Transversões é o título da série idealizada por Jay Vaquer para abordar a obra de outros compositores. Mais do que fazer homenagens, o objetivo do cantor é registrar seu exercício de interpretação e recriação das canções. Em Antes da chuva chegar – Transversões Volume 1, Vaquer se apropria de dez canções de Guilherme Arantes, escolhido para inaugurar a série.
Em uma discografia predominantemente autoral, Vaquer já pôs sua voz a serviço de outros compositores como Herbert Vianna (“Quase um segundo”), Djavan (“Boa noite”), Moska (“Ilha eu”) e Cazuza (“Preciso dizer que te amo”), aproximando-os do seu universo. Por conta disso, o novo trabalho pode deixar o ouvinte pouco à vontade durante as primeiras audições, já que o autor dos versos contundentes de “Mondo muderno”, “Formidável mundo cão” e “Ah, mas bem que você gosta”, agora transita por canções solares e de romantismo explícito, com melodias mais tranquilas.

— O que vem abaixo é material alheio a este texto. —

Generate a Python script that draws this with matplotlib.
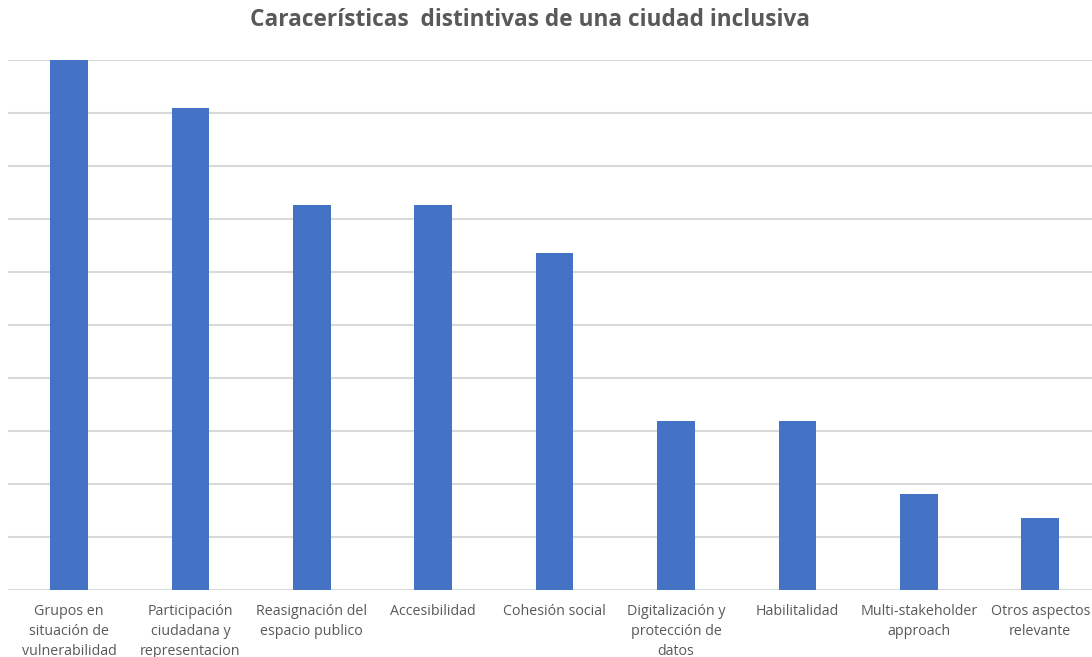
import matplotlib
matplotlib.use("Agg")
import matplotlib.pyplot as plt
import numpy as np

categories = [
    "Grupos en\nsituación de\nvulnerabilidad",
    "Participación\nciudadana y\nrepresentacion",
    "Reasignación del\nespacio publico",
    "Accesibilidad",
    "Cohesión social",
    "Digitalización y\nprotección de\ndatos",
    "Habilitalidad",
    "Multi-stakeholder\napproach",
    "Otros aspectos\nrelevante",
]
values = [22, 20, 16, 16, 14, 7, 7, 4, 3]
y_max = 22
grid_ticks = np.linspace(0, y_max, 11)

plt.rcParams['font.family'] = ['Open Sans', 'DejaVu Sans']

fig = plt.figure(figsize=(10.92, 6.57), dpi=100)
ax = fig.add_axes([8.3 / 1092, 67 / 657, 1092.6 / 1092, 530 / 657])

x = np.arange(len(categories))
ax.bar(x, values, width=0.31, color="#4472C4", zorder=3)

ax.set_xlim(-0.5, len(categories) - 0.5)
ax.set_ylim(0, y_max)
ax.set_yticks(grid_ticks)
ax.set_yticklabels([])
ax.tick_params(axis="y", length=0)
ax.grid(axis="y", color="#d9d9d9", linewidth=1.5, zorder=0)
for s in ax.spines.values():
    s.set_visible(False)

ax.set_xticks(x)
ax.set_xticklabels(categories, fontsize=10.3, color="#595959", linespacing=1.45)
ax.tick_params(axis="x", length=0, pad=10)

fig.text(0.485, 1 - 20 / 657, "Caracerísticas  distintivas de una ciudad inclusiva",
         ha="center", va="center", fontsize=16.3, fontweight="bold", color="#595959")

fig.savefig("out.png", dpi=100)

Produzido por Vaquer, Beto Paciello e Edson Guidetti, Antes da chuva chegar – Transversões Volume 1 mantém o alto padrão estético que, a rigor, pontua toda a obra de Jay Vaquer. É um álbum que o distancia das guitarras e o aproxima de uma sonoridade mais clássica com o piano de Beto Paciello presente em todas as faixas.
Ao lado de Beto (piano, teclados, cordas, acordeon, mellotron, glockenspiel, kalimba e synths), completam o time de músicos Edson Guidetti (guitarras, violões, baixo, sitar e lap steel), Marcelo Mariano (baixo), Otávio de Moraes (bateria, programações e loops), além do próprio Vaquer executando os samplers e efeitos.
De modo geral, o romantismo que marca a produção de Guilherme Arantes encontra bom lugar nas interpretações de Jay Vaquer. Destaques como “Êxtase” (1979) e “Muito diferente” (1989) têm sua delicadeza e suavidade preservadas em dois bonitos registros. A mesma delicadeza envolve “Brincar de viver” (1983), mas sem passar do protocolar. “Um dia, um adeus” (1987) e “Meu mundo e nada mais” receberam arranjos e interpretações elegantes e quase reverentes, mas também sem grande teor de novidade.
Ganharam arranjos mais vigorosos e mais próximos do universo de Jay Vaquer: “Loucas horas” (1986), “Mania de possuir” (1986) e “Marina no ar” (1987), mas sem desconstruir o clima romântico das gravações originais. O discurso solar de “O melhor vai começar” (1982), quase impensável no repertório de Jay Vaquer, se beneficia aqui do arranjo de contorno pop.
O maior acerto do disco é a faixa-título, “Antes da chuva chegar” (1976). Jay trouxe à tona a inspirada canção quase desconhecida do público e que também não foi lembrada no tributo “A voz da mulher na obra de Guilherme Arantes” (Joia Moderna, 2012). É nessa faixa que Vaquer se sai melhor no seu exercício de apropriação, deixando a sensação de que poderia facilmente extrapolar a série e torná-las parte dos seus discos autorais sem nenhum deslocamento.
Todas as dez faixas foram compostas por Guilherme Arantes. “Brincar de viver” é uma parceria com Jon Lucien, e “Marina no ar” com Nelson Motta.